* **Problem**
Return precisely the span of lines from the top of the material below to the line containing "return fig.add_axes([left /", both included. Pictures are excluded.

'''

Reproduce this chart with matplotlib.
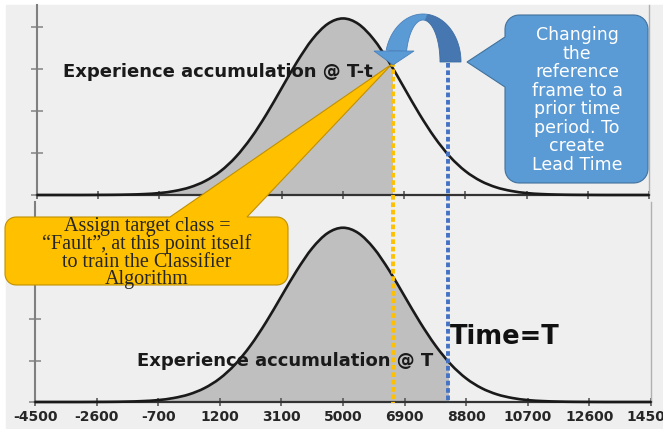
import numpy as np
import matplotlib
matplotlib.use('Agg')
import matplotlib.pyplot as plt
from matplotlib.patches import Polygon, Rectangle, PathPatch
from matplotlib.path import Path

W, H = 663, 429

# shared x axis
x_min, x_max = -4500, 14500
x_ticks = [-4500, -2600, -700, 1200, 3100, 5000, 6900, 8800, 10700, 12600, 14500]
y_ticks = [0, 5e-5, 1e-4, 1.5e-4, 2e-4]

# experience curve, one point every 475 units (x 1e-5)
curve_x = np.arange(-4500, 14501, 475)
curve_y = np.array([0, 0, 0, 0, 0.01, 0.02, 0.05, 0.11, 0.23, 0.48, 0.92,
                    1.67, 2.84, 4.54, 6.82, 9.61, 12.74, 15.85, 18.53, 20.35,
                    21.0,
                    20.35, 18.53, 15.85, 12.74, 9.61, 6.82, 4.54, 2.84, 1.67,
                    0.92, 0.48, 0.23, 0.11, 0.05, 0.02, 0.01, 0, 0, 0, 0]) * 1e-5

# the two reference points: prior time T-t and time T
t_prior = 6550
t_now = 8260

YELLOW = '#FFC000'
BLUE = '#5B9BD5'


def px_axes(fig, left, top, right, bottom):
    # axes placed with pixel edges (y measured from the top)
    return fig.add_axes([left / W, 1 - bottom / H, (right - left) / W, (bottom - top) / H])


def smooth_path(x, y):
    # excel style smoothed line: catmull-rom turned into cubic beziers
    p = np.column_stack([x, y])
    ext = np.vstack([p[0], p, p[-1]])
    verts = [p[0]]
    for i in range(1, len(ext) - 2):
        c1 = ext[i] + (ext[i + 1] - ext[i - 1]) / 6
        c2 = ext[i + 1] - (ext[i + 2] - ext[i]) / 6
        verts += [c1, c2, ext[i + 1]]
    codes = [Path.MOVETO] + [Path.CURVE4] * (len(verts) - 1)
    return verts, codes


def draw_panel(ax, cut, ytop, labels):
    verts, codes = smooth_path(curve_x, curve_y)

    area = Path(verts + [(curve_x[-1], 0), (curve_x[0], 0), (0, 0)],
                codes + [Path.LINETO, Path.LINETO, Path.CLOSEPOLY])
    fill = PathPatch(area, facecolor='#bfbfbf', lw=0, zorder=1)
    ax.add_patch(fill)
    fill.set_clip_path(Rectangle((x_min, 0), cut - x_min, ytop, transform=ax.transData))

    ax.add_patch(PathPatch(Path(verts, codes), fill=False, edgecolor='#1a1a1a', lw=1.9,
                           zorder=3, clip_on=False, joinstyle='round'))

    ax.set_xlim(x_min, x_max)
    ax.set_ylim(0, ytop)
    ax.set_facecolor('none')
    ax.set_xticks(x_ticks)
    ax.set_yticks(y_ticks)
    ax.set_yticklabels([])
    if labels:
        ax.set_xticklabels([str(t) for t in x_ticks], fontsize=10, fontweight='bold',
                           color='#262626')
    else:
        ax.set_xticklabels([])

    ax.spines['top'].set_visible(False)
    ax.spines['left'].set_color('#7f7f7f')
    ax.spines['left'].set_linewidth(1.5)
    ax.spines['right'].set_color('#b0b0b0')
    ax.spines['right'].set_linewidth(1)
    ax.spines['bottom'].set_color('#333333')
    ax.spines['bottom'].set_linewidth(1.6)
    ax.tick_params(axis='x', direction='inout', length=6, width=1.2, color='#595959', pad=3)
    ax.tick_params(axis='y', direction='inout', length=8, width=1.2, color='#8c8c8c')


def rounded_callout(x0, y0, x1, y1, r, side, a, b, tip, n=8):
    # rounded box with a pointer, pixel coords with y going down
    def arc(cx, cy, t0, t1):
        t = np.linspace(t0, t1, n)
        return list(zip(cx + r * np.cos(t), cy + r * np.sin(t)))
    pts = arc(x0 + r, y0 + r, np.pi, 1.5 * np.pi)
    if side == 'top':
        pts += [(a, y0), tip, (b, y0)]
    pts += arc(x1 - r, y0 + r, 1.5 * np.pi, 2 * np.pi)
    pts += arc(x1 - r, y1 - r, 0, 0.5 * np.pi)
    pts += arc(x0 + r, y1 - r, 0.5 * np.pi, np.pi)
    if side == 'left':
        pts += [(x0, a), tip, (x0, b)]
    return pts


def arc_band(cx, cy, ao, bo, ai, bi, t0, t1, n=40):
    t = np.linspace(t0, t1, n)
    outer = np.column_stack([cx + ao * np.cos(t), cy - bo * np.sin(t)])
    inner = np.column_stack([cx + ai * np.cos(t[::-1]), cy - bi * np.sin(t[::-1])])
    return np.vstack([outer, inner])


fig = plt.figure(figsize=(W / 100, H / 100), dpi=100, facecolor='white')
fig.patches.append(Rectangle((6 / W, 0), 1, 1 - 5 / H, transform=fig.transFigure,
                             color='#efefef', zorder=-1))

ax_top = px_axes(fig, 37, 5, 649, 195)
draw_panel(ax_top, t_prior, 2.26e-4, labels=False)

ax_bot = px_axes(fig, 35, 202, 651, 402)
draw_panel(ax_bot, t_now, 2.41e-4, labels=True)

# overlay in pixel coordinates for the annotations
ov = fig.add_axes([0, 0, 1, 1], zorder=5)
ov.set_xlim(0, W)
ov.set_ylim(H, 0)
ov.axis('off')


def to_px(val):
    return ax_top.transData.transform((val, 0))[0]


# dotted markers running through both panels
ov.plot([to_px(t_prior)] * 2, [62, 403], color=YELLOW, lw=2.8, ls=(0, (1.2, 0.7)), zorder=2)
ov.plot([to_px(t_now)] * 2, [63, 403], color='#4472C4', lw=2.8, ls=(0, (1.2, 0.7)), zorder=2)

# yellow callout
ov.add_patch(Polygon(rounded_callout(5, 217, 288, 285, 11, 'top', 170, 247, (392, 64)),
                     closed=True, facecolor=YELLOW, edgecolor='#C09000', lw=0.8, zorder=3))
ov.text(147, 253, 'Assign target class =\n\u201cFault\u201d, at this point itself\n'
        'to train the Classifier\nAlgorithm', ha='center', va='center',
        family='Liberation Serif', fontsize=14.5, color='#262626', linespacing=0.9, zorder=4)

# blue callout
ov.add_patch(Polygon(rounded_callout(505, 15, 648, 183, 14, 'left', 87, 37, (467, 62)),
                     closed=True, facecolor=BLUE, edgecolor='#41719C', lw=0.8, zorder=3))
ov.text(577, 100, 'Changing\nthe\nreference\nframe to a\nprior time\nperiod. To\ncreate\nLead Time',
        ha='center', va='center', fontsize=12.5, color='white', linespacing=1.04, zorder=4)

# curved arrow going back in time
ov.add_patch(Polygon(arc_band(423, 62, 38, 48, 17, 42, 0, 1.45), closed=True,
                     facecolor='#4677B0', edgecolor='#3d6da3', lw=0.6, zorder=3))
ov.add_patch(Polygon(arc_band(423, 62, 38, 48, 17, 42, 1.45, np.pi - 0.25), closed=True,
                     facecolor=BLUE, edgecolor='#4a80bb', lw=0.6, zorder=3))
ov.add_patch(Polygon([(374, 51), (414, 51), (393, 65)], closed=True,
                     facecolor=BLUE, edgecolor='#4a80bb', lw=0.6, zorder=3))

# labels
ov.text(63, 72, 'Experience accumulation @ T-t', ha='left', va='center', fontsize=13,
        fontweight='bold', color='#1a1a1a', zorder=5)
ov.text(137, 361, 'Experience accumulation @ T', ha='left', va='center', fontsize=13,
        fontweight='bold', color='#1a1a1a', zorder=5)
ov.text(450, 337, 'Time=T', ha='left', va='center', fontsize=18.5,
        fontweight='bold', color='#111111', zorder=5)

fig.savefig('out.png', dpi=100)
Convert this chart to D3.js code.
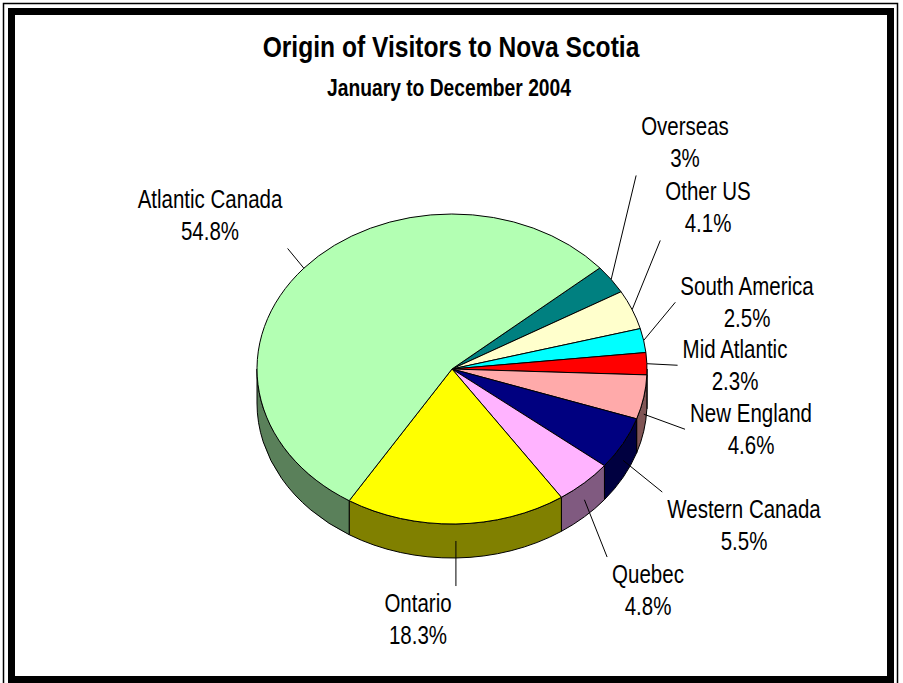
<!DOCTYPE html>
<html>
<head>
<meta charset="utf-8">
<script src="https://cdn.jsdelivr.net/npm/d3@7"></script>
<style>
	body { margin: 0; background: #fff; }
	svg { display: block; }
</style>
</head>
<body>
<svg id="chart"></svg>
<script>
// data, clockwise from the upper right edge of Atlantic Canada
var regions = ["Overseas", "Other US", "South America", "Mid Atlantic", "New England", "Western Canada", "Quebec", "Ontario", "Atlantic Canada"];
var shares = [3, 4.1, 2.5, 2.3, 4.6, 5.5, 4.8, 18.3, 54.8];
var topColours = ["#008080", "#FFFFCC", "#00FFFF", "#FF0000", "#FFAAAA", "#000080", "#FFB3FF", "#FFFF00", "#B3FFB3"];
var chartTitle = "Origin of Visitors to Nova Scotia";
var chartSubtitle = "January to December 2004";

var drawPie3d = function(selector){
	var width = 903, height = 683;
	var cx = 452, cy = 369, rx = 195, ry = 155, depth = 34;
	// no Arial Narrow here, so squeeze Liberation Sans instead
	var font = "'Liberation Sans', Arial, sans-serif";
	var squeeze = 0.82;
	// where Excel left each label (centre x, first baseline y)
	var labelSpots = [[685, 135], [708, 200], [747, 295], [735, 358], [751, 422], [744, 518], [648, 583], [418, 612], [210, 208]];

	var svg = d3.select(selector)
		.attr("width", width)
		.attr("height", height)
		.attr("viewBox", "0 0 " + width + " " + height);

	svg.append("rect")
		.attr("width", width)
		.attr("height", height)
		.attr("fill", "#fff");

	var narrowText = function(parent, x, y, size, weight){
		return parent.append("text")
			.attr("transform", "translate(" + x + "," + y + ") scale(" + squeeze + ",1)")
			.attr("text-anchor", "middle")
			.attr("font-family", font)
			.attr("font-weight", weight)
			.attr("font-size", size)
			.attr("fill", "#000");
	};

	var start = 49.3 * Math.PI / 180;
	var pie = d3.pie()
		.sort(null)
		.value(function(d){ return d; })
		.startAngle(start)
		.endAngle(start + 2 * Math.PI);
	var arcs = pie(shares);

	var pt = function(a, dz){
		return [cx + rx * Math.sin(a), cy - ry * Math.cos(a) + (dz || 0)];
	};
	var arcTo = function(a0, a1, dz, sweep){
		var p = pt(a1, dz);
		var large = Math.abs(a1 - a0) > Math.PI ? 1 : 0;
		return "A" + rx + "," + ry + " 0 " + large + "," + sweep + " " + p[0] + "," + p[1];
	};
	var darker = function(c){
		var col = d3.rgb(c);
		return d3.rgb(col.r / 2, col.g / 2, col.b / 2).toString();
	};

	// side walls: only the front half of the rim shows
	var sides = [];
	arcs.forEach(function(d, i){
		[0, 1].forEach(function(k){
			var lo = Math.max(d.startAngle, Math.PI / 2 + 2 * Math.PI * k);
			var hi = Math.min(d.endAngle, 3 * Math.PI / 2 + 2 * Math.PI * k);
			if (hi > lo){
				sides.push({i: i, a0: lo, a1: hi});
			}
		});
	});
	svg.append("g")
		.attr("class", "sides")
		.selectAll("path")
		.data(sides)
		.join("path")
			.attr("d", function(s){
				var p0 = pt(s.a0), p1 = pt(s.a1, depth);
				return "M" + p0[0] + "," + p0[1] + arcTo(s.a0, s.a1, 0, 1) +
					"L" + p1[0] + "," + p1[1] + arcTo(s.a1, s.a0, depth, 0) + "Z";
			})
			.attr("fill", function(s){ return darker(topColours[s.i]); })
			.attr("stroke", "#000")
			.attr("stroke-width", 1)
			.attr("stroke-linejoin", "round");

	// top faces
	svg.append("g")
		.attr("class", "tops")
		.selectAll("path")
		.data(arcs)
		.join("path")
			.attr("d", function(d){
				var p0 = pt(d.startAngle);
				return "M" + cx + "," + cy + "L" + p0[0] + "," + p0[1] + arcTo(d.startAngle, d.endAngle, 0, 1) + "Z";
			})
			.attr("fill", function(d, i){ return topColours[i]; })
			.attr("stroke", "#000")
			.attr("stroke-width", 1)
			.attr("stroke-linejoin", "round");

	// labels, then leader lines from the slice to the nearest side of the label box
	var labelG = svg.append("g").attr("class", "labels");
	var leaders = svg.append("g").attr("class", "leaders");
	arcs.forEach(function(d, i){
		var spot = labelSpots[i];
		var t = narrowText(labelG, spot[0], spot[1], 25, "normal");
		t.append("tspan")
			.attr("x", 0)
			.attr("y", 0)
			.text(regions[i]);
		t.append("tspan")
			.attr("x", 0)
			.attr("y", 32)
			.text(shares[i] + "%");

		var m = (d.startAngle + d.endAngle) / 2;
		var p = pt(m, Math.cos(m) < 0 ? depth / 2 : 0);
		var b = t.node().getBBox();
		var x0 = spot[0] + b.x * squeeze - 5, x1 = spot[0] + (b.x + b.width) * squeeze + 5;
		var y0 = spot[1] + b.y - 3, y1 = spot[1] + b.y + b.height + 3;
		var e;
		if (p[1] > y0 - 15 && p[1] < y1 + 15 && (p[0] < x0 || p[0] > x1)){
			e = [p[0] < x0 ? x0 : x1, (y0 + y1) / 2];
		} else {
			e = [Math.max(x0, Math.min(x1, p[0])), Math.max(y0, Math.min(y1, p[1]))];
		}
		leaders.append("line")
			.attr("x1", p[0])
			.attr("y1", p[1])
			.attr("x2", e[0])
			.attr("y2", e[1])
			.attr("stroke", "#000")
			.attr("stroke-width", 1);
	});

	narrowText(svg, 451, 57, 30, "bold").text(chartTitle);
	narrowText(svg, 449, 96, 23.5, "bold").text(chartSubtitle);

	// double frame
	svg.append("rect")
		.attr("x", 3.5)
		.attr("y", 3.5)
		.attr("width", 894)
		.attr("height", 692)
		.attr("fill", "none")
		.attr("stroke", "#000")
		.attr("stroke-width", 1.5);
	svg.append("rect")
		.attr("x", 11.5)
		.attr("y", 11.5)
		.attr("width", 879)
		.attr("height", 668)
		.attr("fill", "none")
		.attr("stroke", "#000")
		.attr("stroke-width", 7);
	return svg;
};

drawPie3d("#chart");
</script>
</body>
</html>
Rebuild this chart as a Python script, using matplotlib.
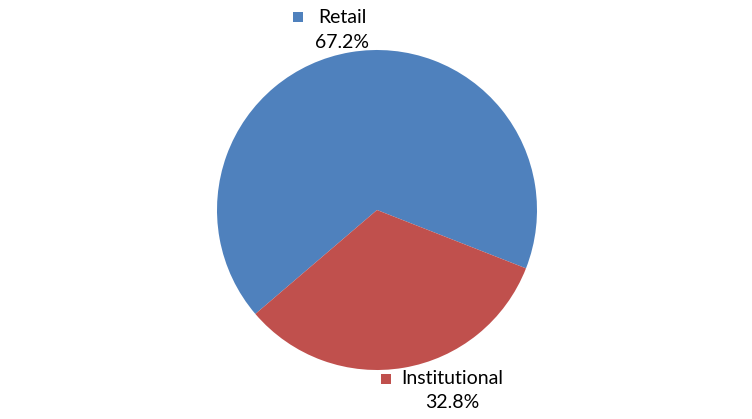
import matplotlib
matplotlib.use("Agg")
import matplotlib.pyplot as plt

categories = ["Retail", "Institutional"]
values = [67.2, 32.8]
colors = ["#4F81BD", "#C0504D"]

W, H = 752, 419
fig = plt.figure(figsize=(W / 100, H / 100), dpi=100)
ax = fig.add_axes([0, 0, 1, 1])
ax.set_xlim(0, W)
ax.set_ylim(0, H)
ax.set_aspect("equal")
ax.axis("off")

ax.pie(values, colors=colors, startangle=-21.4, counterclock=True,
       center=(377, 209), radius=160, frame=True,
       wedgeprops=dict(linewidth=0))
ax.set_xlim(0, W)
ax.set_ylim(0, H)
ax.axis("off")

font = "Lato"
fs = 14
# Retail label (top)
ax.add_patch(plt.Rectangle((293, H - 22), 10, 10, color=colors[0], lw=0))
ax.text(318, H - 17, categories[0], fontsize=fs, family=font, va="center", ha="left")
ax.text(342, H - 42, f"{values[0]:.1f}%", fontsize=fs, family=font, va="center", ha="center")
# Institutional label (bottom)
ax.add_patch(plt.Rectangle((381, H - 384), 10, 10, color=colors[1], lw=0))
ax.text(401, H - 379, categories[1], fontsize=fs, family=font, va="center", ha="left")
ax.text(452, H - 402, f"{values[1]:.1f}%", fontsize=fs, family=font, va="center", ha="center")

fig.savefig("out.png", dpi=100)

'''

* **Response**
Reproduce this chart with matplotlib.
import numpy as np
import matplotlib
matplotlib.use('Agg')
import matplotlib.pyplot as plt
from matplotlib.patches import Polygon, Rectangle, PathPatch
from matplotlib.path import Path

W, H = 663, 429

# shared x axis
x_min, x_max = -4500, 14500
x_ticks = [-4500, -2600, -700, 1200, 3100, 5000, 6900, 8800, 10700, 12600, 14500]
y_ticks = [0, 5e-5, 1e-4, 1.5e-4, 2e-4]

# experience curve, one point every 475 units (x 1e-5)
curve_x = np.arange(-4500, 14501, 475)
curve_y = np.array([0, 0, 0, 0, 0.01, 0.02, 0.05, 0.11, 0.23, 0.48, 0.92,
                    1.67, 2.84, 4.54, 6.82, 9.61, 12.74, 15.85, 18.53, 20.35,
                    21.0,
                    20.35, 18.53, 15.85, 12.74, 9.61, 6.82, 4.54, 2.84, 1.67,
                    0.92, 0.48, 0.23, 0.11, 0.05, 0.02, 0.01, 0, 0, 0, 0]) * 1e-5

# the two reference points: prior time T-t and time T
t_prior = 6550
t_now = 8260

YELLOW = '#FFC000'
BLUE = '#5B9BD5'


def px_axes(fig, left, top, right, bottom):
    # axes placed with pixel edges (y measured from the top)
    return fig.add_axes([left / W, 1 - bottom / H, (right - left) / W, (bottom - top) / H])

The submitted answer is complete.